Write out the data below in full, unchanged, minus the images.
---------- Provided data
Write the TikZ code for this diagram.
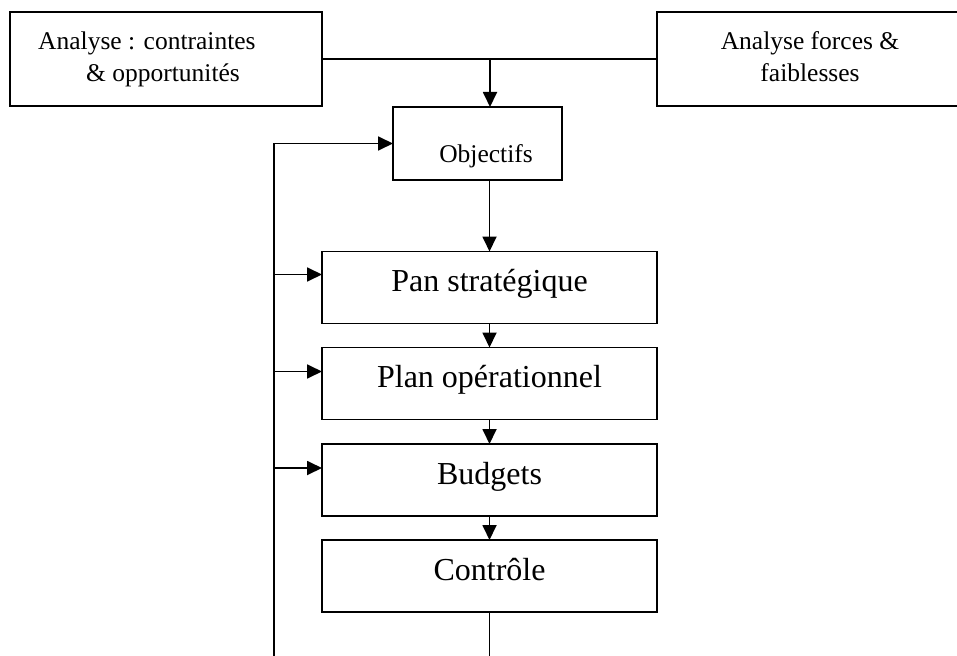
\documentclass[tikz,border=0pt]{standalone}
\usepackage{fontspec}
\setmainfont{Liberation Serif}
\usetikzlibrary{arrows.meta}

\tikzset{
  frame/.style={draw, line width=1.8pt, inner sep=0pt, outer sep=0pt},
  stage/.style={frame, minimum width=335pt, minimum height=72pt,
    font=\fontsize{32}{38}\selectfont, text height=22pt, text depth=14pt},
  small/.style={font=\fontsize{25.5}{30}\selectfont, inner sep=0pt, anchor=base},
  link/.style={line width=1.8pt},
  flow/.style={link, -{Triangle[length=15pt, width=14pt]}}
}

\begin{document}
\begin{tikzpicture}[x=1pt, y=-1pt]
\useasboundingbox (0,0) rectangle (957,655);

% analysis boxes at the top
\node[frame, minimum width=312pt, minimum height=94pt] (ctr) at (166,59) {};
\node[small, anchor=base west] (ctr1) at (38,50) {Analyse : contraintes};
\node[small, anchor=base west] (ctr2) at (86,82) {\& opportunités};

\node[frame, minimum width=320pt, minimum height=94pt] (ff) at (817,59) {};
\node[small] (ff1) at (810,50) {Analyse forces \&};
\node[small] (ff2) at (810,82) {faiblesses};

% objectives
\node[frame, minimum width=169pt, minimum height=73pt] (obj) at (477.5,143.5) {};
\node[small] (objt) at (486,163) {Objectifs};

% planning chain
\node[stage] (pan) at (489.5,287.5) {Pan stratégique};
\node[stage] (plan) at (489.5,383.5) {Plan opérationnel};
\node[stage] (bud) at (489.5,480) {Budgets};
\node[stage] (ctl) at (489.5,576) {Contrôle};

% joining the two analyses
\coordinate (j) at (490,59);
\draw[link] (ctr.east) -- (ff.west);
\draw[flow] (j) -- (j |- obj.north);

% main chain
\draw[flow] (obj.south -| pan.north) -- (pan.north);
\draw[flow] (pan.south) -- (plan.north);
\draw[flow] (plan.south) -- (bud.north);
\draw[flow] (bud.south) -- (ctl.north);

% feedback loop
\coordinate (fb) at (274,660);
\draw[link] (ctl.south) -- (ctl.south |- fb);
\draw[flow] (fb) |- (obj.west);
\path (pan.north west) ++(0,23) coordinate (pin);
\path (plan.north west) ++(0,24) coordinate (plin);
\path (bud.north west) ++(0,24) coordinate (bin);
\draw[flow] (fb |- pin) -- (pin);
\draw[flow] (fb |- plin) -- (plin);
\draw[flow] (fb |- bin) -- (bin);
\end{tikzpicture}
\end{document}
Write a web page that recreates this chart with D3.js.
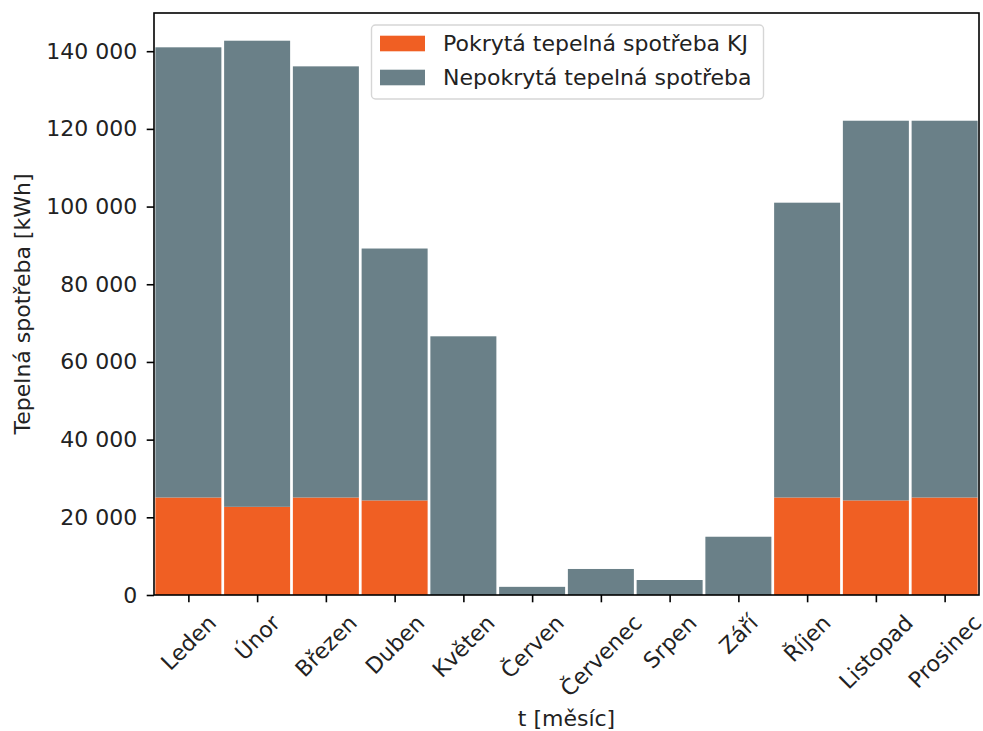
<!DOCTYPE html>
<html>
<head>
<meta charset="utf-8">
<script src="https://cdn.jsdelivr.net/npm/d3@7"></script>
<style>
  html, body { margin: 0; padding: 0; background: #fff; }
  svg { display: block; font-family: "DejaVu Sans", sans-serif; }
</style>
</head>
<body>
<svg id="chart" width="983" height="731"></svg>
<script>
const months = ["Leden", "Únor", "Březen", "Duben", "Květen", "Červen", "Červenec", "Srpen", "Září", "Říjen", "Listopad", "Prosinec"];
const covered = [25100, 22700, 25100, 24350, 0, 0, 0, 0, 0, 25100, 24350, 25100];
const uncovered = [115900, 120000, 111000, 64850, 66600, 2100, 6700, 3860, 15000, 75900, 97750, 97000];
const seriesNames = ["Pokrytá tepelná spotřeba KJ", "Nepokrytá tepelná spotřeba"];
const seriesColors = ["#F05F23", "#6A8088"];
const yTicks = [0, 20000, 40000, 60000, 80000, 100000, 120000, 140000];
const xTitle = "t [měsíc]";
const yTitle = "Tepelná spotřeba [kWh]";

const W = 983, H = 731;
const margin = { left: 154, top: 13, right: 4, bottom: 136 };
const iw = W - margin.left - margin.right;
const ih = H - margin.top - margin.bottom;
const fs = 22;

const svg = d3.select("#chart");
const g = svg.append("g").attr("transform", `translate(${margin.left},${margin.top})`);

const rows = months.map((m, i) => ({ month: m, covered: covered[i], uncovered: uncovered[i] }));
const stack = d3.stack().keys(["covered", "uncovered"]);
const stacked = stack(rows);
const maxTotal = d3.max(rows, d => d.covered + d.uncovered);

const x = d3.scaleLinear().domain([-0.5, months.length - 0.5]).range([0, iw]);
const y = d3.scaleLinear().domain([0, maxTotal * 1.05]).range([ih, 0]);
const barW = 0.96;

stacked.forEach((layer, li) => {
  g.append("g").selectAll("rect").data(layer).join("rect")
    .attr("x", (d, i) => x(i - barW / 2))
    .attr("width", (d, i) => x(i + barW / 2) - x(i - barW / 2))
    .attr("y", d => y(d[1]))
    .attr("height", d => Math.max(0, y(d[0]) - y(d[1])))
    .attr("fill", seriesColors[li]);
});

const fmt = v => d3.format(",")(v).replace(/,/g, " ");
const tickLen = 7.3, tickPad = 7.3;

// y axis
const yAxis = d3.axisLeft(y).tickValues(yTicks).tickFormat(fmt).tickSize(tickLen).tickPadding(9.5);
const yg = g.append("g").call(yAxis);
yg.select(".domain").remove();
yg.selectAll(".tick line").attr("stroke", "#000").attr("stroke-width", 1.6);
yg.selectAll(".tick text").attr("font-size", fs).attr("fill", "#222").attr("font-family", "DejaVu Sans");

// x axis ticks
const xAxis = d3.axisBottom(x).tickValues(d3.range(months.length)).tickFormat("").tickSize(tickLen);
const xg = g.append("g").attr("transform", `translate(0,${ih})`).call(xAxis);
xg.select(".domain").remove();
xg.selectAll(".tick line").attr("stroke", "#000").attr("stroke-width", 1.6);

// rotated x labels (matplotlib-style: bbox centered on tick, top at pad)
const lblTop = ih + tickLen + tickPad;
const hTxt = 1.17 * fs;
months.forEach((m, i) => {
  const t = g.append("text").text(m)
    .attr("font-size", fs).attr("fill", "#222")
    .attr("text-anchor", "middle");
  const w = t.node().getComputedTextLength();
  const half = (w + hTxt) / (2 * Math.SQRT2);
  const cx = x(i), cy = lblTop + half;
  t.attr("x", cx).attr("y", cy).attr("dy", "0.36em")
    .attr("transform", `rotate(-45,${cx},${cy})`);
});

// frame
g.append("rect").attr("x", 0).attr("y", 0).attr("width", iw).attr("height", ih)
  .attr("fill", "none").attr("stroke", "#000").attr("stroke-width", 1.6);

// axis titles
svg.append("text").text(xTitle)
  .attr("x", margin.left + iw / 2).attr("y", 718).attr("dy", "0.36em")
  .attr("text-anchor", "middle").attr("font-size", fs).attr("fill", "#222");
svg.append("text").text(yTitle)
  .attr("transform", `translate(22,${margin.top + ih / 2}) rotate(-90)`)
  .attr("dy", "0.36em")
  .attr("text-anchor", "middle").attr("font-size", fs).attr("fill", "#222");

// legend
const lg = svg.append("g");
const lgX = 371.5, lgY = 25, lgW = 392, lgH = 74;
lg.append("rect").attr("x", lgX).attr("y", lgY).attr("width", lgW).attr("height", lgH)
  .attr("rx", 4).attr("fill", "#fff").attr("fill-opacity", 0.8)
  .attr("stroke", "#d6d6d6").attr("stroke-width", 1.4);
seriesNames.forEach((name, i) => {
  const cy = 43.5 + i * 34;
  lg.append("rect").attr("x", 380).attr("y", cy - 7.8).attr("width", 45).attr("height", 15.6)
    .attr("fill", seriesColors[i]);
  lg.append("text").text(name).attr("x", 443).attr("y", cy).attr("dy", "0.36em")
    .attr("font-size", fs).attr("fill", "#222");
});
</script>
</body>
</html>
--------------------
■ Completed task
Write the TikZ code for this diagram.
\documentclass[tikz,border=0pt]{standalone}
\usepackage{fontspec}
\setmainfont{Liberation Serif}
\usetikzlibrary{arrows.meta}

\tikzset{
  frame/.style={draw, line width=1.8pt, inner sep=0pt, outer sep=0pt},
  stage/.style={frame, minimum width=335pt, minimum height=72pt,
    font=\fontsize{32}{38}\selectfont, text height=22pt, text depth=14pt},
  small/.style={font=\fontsize{25.5}{30}\selectfont, inner sep=0pt, anchor=base},
  link/.style={line width=1.8pt},
  flow/.style={link, -{Triangle[length=15pt, width=14pt]}}
}

\begin{document}
\begin{tikzpicture}[x=1pt, y=-1pt]
\useasboundingbox (0,0) rectangle (957,655);

% analysis boxes at the top
\node[frame, minimum width=312pt, minimum height=94pt] (ctr) at (166,59) {};
\node[small, anchor=base west] (ctr1) at (38,50) {Analyse : contraintes};
\node[small, anchor=base west] (ctr2) at (86,82) {\& opportunités};

\node[frame, minimum width=320pt, minimum height=94pt] (ff) at (817,59) {};
\node[small] (ff1) at (810,50) {Analyse forces \&};
\node[small] (ff2) at (810,82) {faiblesses};

% objectives
\node[frame, minimum width=169pt, minimum height=73pt] (obj) at (477.5,143.5) {};
\node[small] (objt) at (486,163) {Objectifs};

% planning chain
\node[stage] (pan) at (489.5,287.5) {Pan stratégique};
\node[stage] (plan) at (489.5,383.5) {Plan opérationnel};
\node[stage] (bud) at (489.5,480) {Budgets};
\node[stage] (ctl) at (489.5,576) {Contrôle};

% joining the two analyses
\coordinate (j) at (490,59);
\draw[link] (ctr.east) -- (ff.west);
\draw[flow] (j) -- (j |- obj.north);

% main chain
\draw[flow] (obj.south -| pan.north) -- (pan.north);
\draw[flow] (pan.south) -- (plan.north);
\draw[flow] (plan.south) -- (bud.north);
\draw[flow] (bud.south) -- (ctl.north);

% feedback loop
\coordinate (fb) at (274,660);
\draw[link] (ctl.south) -- (ctl.south |- fb);
\draw[flow] (fb) |- (obj.west);
\path (pan.north west) ++(0,23) coordinate (pin);
\path (plan.north west) ++(0,24) coordinate (plin);
\path (bud.north west) ++(0,24) coordinate (bin);
\draw[flow] (fb |- pin) -- (pin);
\draw[flow] (fb |- plin) -- (plin);
\draw[flow] (fb |- bin) -- (bin);
\end{tikzpicture}
\end{document}
Write a web page that recreates this chart with D3.js.
<!DOCTYPE html>
<html>
<head>
<meta charset="utf-8">
<script src="https://cdn.jsdelivr.net/npm/d3@7"></script>
<style>
  html, body { margin: 0; padding: 0; background: #fff; }
  svg { display: block; font-family: "DejaVu Sans", sans-serif; }
</style>
</head>
<body>
<svg id="chart" width="983" height="731"></svg>
<script>
const months = ["Leden", "Únor", "Březen", "Duben", "Květen", "Červen", "Červenec", "Srpen", "Září", "Říjen", "Listopad", "Prosinec"];
const covered = [25100, 22700, 25100, 24350, 0, 0, 0, 0, 0, 25100, 24350, 25100];
const uncovered = [115900, 120000, 111000, 64850, 66600, 2100, 6700, 3860, 15000, 75900, 97750, 97000];
const seriesNames = ["Pokrytá tepelná spotřeba KJ", "Nepokrytá tepelná spotřeba"];
const seriesColors = ["#F05F23", "#6A8088"];
const yTicks = [0, 20000, 40000, 60000, 80000, 100000, 120000, 140000];
const xTitle = "t [měsíc]";
const yTitle = "Tepelná spotřeba [kWh]";

const W = 983, H = 731;
const margin = { left: 154, top: 13, right: 4, bottom: 136 };
const iw = W - margin.left - margin.right;
const ih = H - margin.top - margin.bottom;
const fs = 22;

const svg = d3.select("#chart");
const g = svg.append("g").attr("transform", `translate(${margin.left},${margin.top})`);

const rows = months.map((m, i) => ({ month: m, covered: covered[i], uncovered: uncovered[i] }));
const stack = d3.stack().keys(["covered", "uncovered"]);
const stacked = stack(rows);
const maxTotal = d3.max(rows, d => d.covered + d.uncovered);

const x = d3.scaleLinear().domain([-0.5, months.length - 0.5]).range([0, iw]);
const y = d3.scaleLinear().domain([0, maxTotal * 1.05]).range([ih, 0]);
const barW = 0.96;

stacked.forEach((layer, li) => {
  g.append("g").selectAll("rect").data(layer).join("rect")
    .attr("x", (d, i) => x(i - barW / 2))
    .attr("width", (d, i) => x(i + barW / 2) - x(i - barW / 2))
    .attr("y", d => y(d[1]))
    .attr("height", d => Math.max(0, y(d[0]) - y(d[1])))
    .attr("fill", seriesColors[li]);
});

const fmt = v => d3.format(",")(v).replace(/,/g, " ");
const tickLen = 7.3, tickPad = 7.3;

// y axis
const yAxis = d3.axisLeft(y).tickValues(yTicks).tickFormat(fmt).tickSize(tickLen).tickPadding(9.5);
const yg = g.append("g").call(yAxis);
yg.select(".domain").remove();
yg.selectAll(".tick line").attr("stroke", "#000").attr("stroke-width", 1.6);
yg.selectAll(".tick text").attr("font-size", fs).attr("fill", "#222").attr("font-family", "DejaVu Sans");

// x axis ticks
const xAxis = d3.axisBottom(x).tickValues(d3.range(months.length)).tickFormat("").tickSize(tickLen);
const xg = g.append("g").attr("transform", `translate(0,${ih})`).call(xAxis);
xg.select(".domain").remove();
xg.selectAll(".tick line").attr("stroke", "#000").attr("stroke-width", 1.6);

// rotated x labels (matplotlib-style: bbox centered on tick, top at pad)
const lblTop = ih + tickLen + tickPad;
const hTxt = 1.17 * fs;
months.forEach((m, i) => {
  const t = g.append("text").text(m)
    .attr("font-size", fs).attr("fill", "#222")
    .attr("text-anchor", "middle");
  const w = t.node().getComputedTextLength();
  const half = (w + hTxt) / (2 * Math.SQRT2);
  const cx = x(i), cy = lblTop + half;
  t.attr("x", cx).attr("y", cy).attr("dy", "0.36em")
    .attr("transform", `rotate(-45,${cx},${cy})`);
});

// frame
g.append("rect").attr("x", 0).attr("y", 0).attr("width", iw).attr("height", ih)
  .attr("fill", "none").attr("stroke", "#000").attr("stroke-width", 1.6);

// axis titles
svg.append("text").text(xTitle)
  .attr("x", margin.left + iw / 2).attr("y", 718).attr("dy", "0.36em")
  .attr("text-anchor", "middle").attr("font-size", fs).attr("fill", "#222");
svg.append("text").text(yTitle)
  .attr("transform", `translate(22,${margin.top + ih / 2}) rotate(-90)`)
  .attr("dy", "0.36em")
  .attr("text-anchor", "middle").attr("font-size", fs).attr("fill", "#222");

// legend
const lg = svg.append("g");
const lgX = 371.5, lgY = 25, lgW = 392, lgH = 74;
lg.append("rect").attr("x", lgX).attr("y", lgY).attr("width", lgW).attr("height", lgH)
  .attr("rx", 4).attr("fill", "#fff").attr("fill-opacity", 0.8)
  .attr("stroke", "#d6d6d6").attr("stroke-width", 1.4);
seriesNames.forEach((name, i) => {
  const cy = 43.5 + i * 34;
  lg.append("rect").attr("x", 380).attr("y", cy - 7.8).attr("width", 45).attr("height", 15.6)
    .attr("fill", seriesColors[i]);
  lg.append("text").text(name).attr("x", 443).attr("y", cy).attr("dy", "0.36em")
    .attr("font-size", fs).attr("fill", "#222");
});
</script>
</body>
</html>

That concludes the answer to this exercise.